Arizona shot 53.1 percent after starting the game just 1 for 11, while Colorado made 69.2 percent of its shots in the second half, cutting Arizona’s 12-point lead down to one possession in the final minutes of a game that felt closer than the final score may have indicated.

The Wildcats were toward the end of a 15-4 run to start the second half, after the teams were tied at 30 at halftime, when Boyle picked up his technical. That led to a pair of free throws by Allonzo Trier and they when on to lead 60-50 with just 9:03 to go. But Colorado then scored nine straight points, the last three on a bomb from McKinley Wright, and the game remained within two baskets until Parker Jackson-Cartwright hit a 3-pointer to make it 78-70 with a minute to go.
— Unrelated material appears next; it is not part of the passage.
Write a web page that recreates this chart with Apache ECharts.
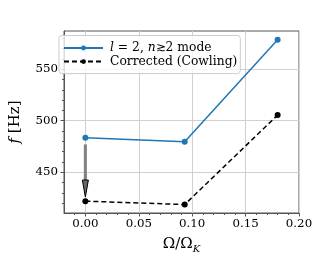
<!DOCTYPE html>
<html><head><meta charset="utf-8">
<script src="https://cdn.jsdelivr.net/npm/echarts@6/dist/echarts.min.js"></script>
<style>html,body{margin:0;padding:0;background:#fff}#c{width:332px;height:266px}</style>
</head><body><div id="c"></div>
<script>
const xValues = [0, 0.093, 0.18];
const modeFreq = [483.5, 479.7, 578.6];
const corrFreq = [422.0, 418.7, 505.5];
const arrowData = [[0, 477, 426]];
const xTicks = [0, 0.05, 0.1, 0.15, 0.2];
const xMinorTicks = [-0.01, 0.01, 0.02, 0.03, 0.04, 0.06, 0.07, 0.08, 0.09, 0.11, 0.12, 0.13, 0.14, 0.16, 0.17, 0.18, 0.19];
const yTicks = [450, 500, 550];
const yMinorTicks = [420, 430, 440, 460, 470, 480, 490, 510, 520, 530, 540, 560, 570, 580];
const seriesNames = ['mode', 'Corrected (Cowling)'];

const F = 'DejaVu Serif';
const chart = echarts.init(document.getElementById('c'));
const xMin = -0.02, xMax = 0.2, yMin = 410.5, yMax = 587;
const frame = '#555';
chart.setOption({
  animation: false,
  grid: {left: 53, right: 33, top: 31, bottom: 53, show: true, borderColor: frame, borderWidth: 1, containLabel: false},
  legend: {
    data: seriesNames, orient: 'vertical', left: 59, top: 35.5,
    itemWidth: 39, itemHeight: 6, itemGap: 1.6,
    padding: [6.5, 3, 6, 4], borderColor: '#ccc', borderWidth: 1, borderRadius: 3,
    backgroundColor: 'rgba(255,255,255,0.8)',
    formatter: n => n === 'mode' ? '{i|l} = 2, {i|n}\u22732 mode' : n,
    textStyle: {fontFamily: F, fontSize: 12.3, color: '#000', padding: [0, 0, 0, 2],
      rich: {i: {fontFamily: F, fontStyle: 'italic', fontSize: 12.3, color: '#000'}}}
  },
  xAxis: [{
    type: 'value', min: xMin, max: xMax,
    name: '{a|\u03A9/\u03A9}{s|K}', nameLocation: 'middle', nameGap: 13,
    nameTextStyle: {fontFamily: F, fontSize: 15, color: '#000', rich: {
      a: {fontFamily: F, fontSize: 15, lineHeight: 18, verticalAlign: 'top', color: '#000'},
      s: {fontFamily: F, fontSize: 10, fontStyle: 'italic', lineHeight: 10, padding: [10, 0, 0, 0], verticalAlign: 'bottom', color: '#000'}}},
    axisLine: {show: true, onZero: false, lineStyle: {color: frame}},
    axisTick: {show: true, customValues: xTicks, length: 3.5, lineStyle: {color: frame}},
    axisLabel: {customValues: xTicks, fontFamily: F, fontSize: 11.8, color: '#000', margin: 5, formatter: v => v.toFixed(2)},
    splitLine: {show: true, lineStyle: {color: '#d0d0d0', width: 1}}
  }, {
    type: 'value', min: xMin, max: xMax, position: 'bottom',
    axisLine: {show: false, onZero: false}, axisLabel: {show: false}, splitLine: {show: false},
    axisTick: {show: true, customValues: xMinorTicks, length: 2, lineStyle: {color: frame}}
  }],
  yAxis: [{
    type: 'value', min: yMin, max: yMax,
    name: '{i|f} [Hz]', nameLocation: 'middle', nameGap: 41,
    nameTextStyle: {fontFamily: F, fontSize: 15, color: '#000', rich: {i: {fontFamily: F, fontStyle: 'italic', fontSize: 15, color: '#000'}}},
    axisLine: {show: true, onZero: false, lineStyle: {color: frame}},
    axisTick: {show: true, customValues: yTicks, length: 3.5, lineStyle: {color: frame}},
    axisLabel: {customValues: yTicks, fontFamily: F, fontSize: 11.8, color: '#000', margin: 6},
    splitLine: {show: true, lineStyle: {color: '#d0d0d0', width: 1}}
  }, {
    type: 'value', min: yMin, max: yMax, position: 'left',
    axisLine: {show: false, onZero: false}, axisLabel: {show: false}, splitLine: {show: false},
    axisTick: {show: true, customValues: yMinorTicks, length: 2, lineStyle: {color: frame}}
  }],
  series: [{
    name: seriesNames[0], type: 'line', data: xValues.map((x, i) => [x, modeFreq[i]]),
    symbol: 'circle', symbolSize: 6, color: '#1f77b4',
    lineStyle: {width: 1.5, color: '#1f77b4'}, itemStyle: {color: '#1f77b4'}, z: 3
  }, {
    name: seriesNames[1], type: 'line', data: xValues.map((x, i) => [x, corrFreq[i]]),
    symbol: 'circle', symbolSize: 6, color: '#000',
    lineStyle: {width: 1.5, type: [5, 3], color: '#000'}, itemStyle: {color: '#000'}, z: 3
  }, {
    type: 'custom', data: arrowData, z: 4, silent: true,
    renderItem: (params, api) => {
      const x = api.value(0), y1 = api.value(1), y2 = api.value(2);
      const p1 = api.coord([x, y1]), p2 = api.coord([x, y2]);
      const head = 17, hw = 3;
      return {type: 'group', children: [
        {type: 'rect', shape: {x: p1[0] - 1.5, y: p1[1], width: 3, height: p2[1] - head - p1[1]}, style: {fill: '#808080'}},
        {type: 'polygon', shape: {points: [[p2[0] - hw, p2[1] - head], [p2[0] + hw, p2[1] - head], [p2[0], p2[1]]]},
         style: {fill: '#666', stroke: '#000', lineWidth: 1}}
      ]};
    }
  }]
});
</script></body></html>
Jackson-Cartwright was scoreless until that shot, which made him somewhat of a rarity on a night when everyone got buckets. Trier led all players in scoring with 23 points on 8-for-13 shooting despite strong defensive focus on him, while Ayton’s free-throw shooting helped him total 20 points despite going 4 of 10 from the field.

Meanwhile, UA center Dusan Ristic accented his 15 points and eight rebounds with a quick spin move to the basket in the second half that electrified his fans and teammates alike.

“That kind of happened,” Ristic said, smiling when asked about the play. “I wasn’t thinking about it before. It came as a result of the defense.”

It was all good, happy offense for the Wildcats but, well, not exactly the kind of defense their coach would prefer.

Sean Miller tried to put it nicely.

“If you liked offense, I think you saw a lot of efficiency,” Miller said, “or bad defense.”

But the Wildcats had some excuses, at least. Their poor early start, which led to 8-2 and 14-4 Colorado leads, came while Alkins was on the bench in street clothes, sitting out the second of the past three UA games with continued soreness in his previously broken right foot.

Their defense could have used Alkins throughout the game, too, with his likely matchup, Colorado wing George King, having scored 22 points on 9-for-12 shooting.

“I’m not gonna ignore that Rawle didn’t play,” Miller said. “We are much better with him.”

While Miller said he thought Alkins would “return sooner rather than later” for UA, maybe even on Saturday against Utah, the absence suggests a level of uncertainty that could continue for a while, maybe even the rest of the season.

Miller said he didn’t know if Alkins will still need management for his foot even in the late season, though he says that Alkins at least does not have a stress reaction or a re-fracture of the foot.

Alkins did, however, experience soreness two weeks in a row. He first felt pain Jan. 15 and sat out Arizona’s Jan. 17 game at Cal and then returned to play 34 minutes at Stanford last Saturday.

Miller said Monday he wasn’t aware of any soreness that Alkins had since the Stanford game but painted a different picture Thursday: He said Alkins was held out all week because of pain that surfaced in the days following that game.

Miller said Alkins experiences a “lot more comfort” when he’s fully resting.

That’s not what the Wildcats want in the short term, but maybe it is in the long term.

“Believe me, he wants to be out there but it’s in his best interest and our team’s best interests to manage this the best way,” Miller said. “I don’t have a vote. It’s up to the doctor, Justin (Kokoskie, UA athletic trainer) and Rawle. When all three of those guys agree that it’s safe for him to return (he will) and if there’s a minute restriction we’ll do that as well.”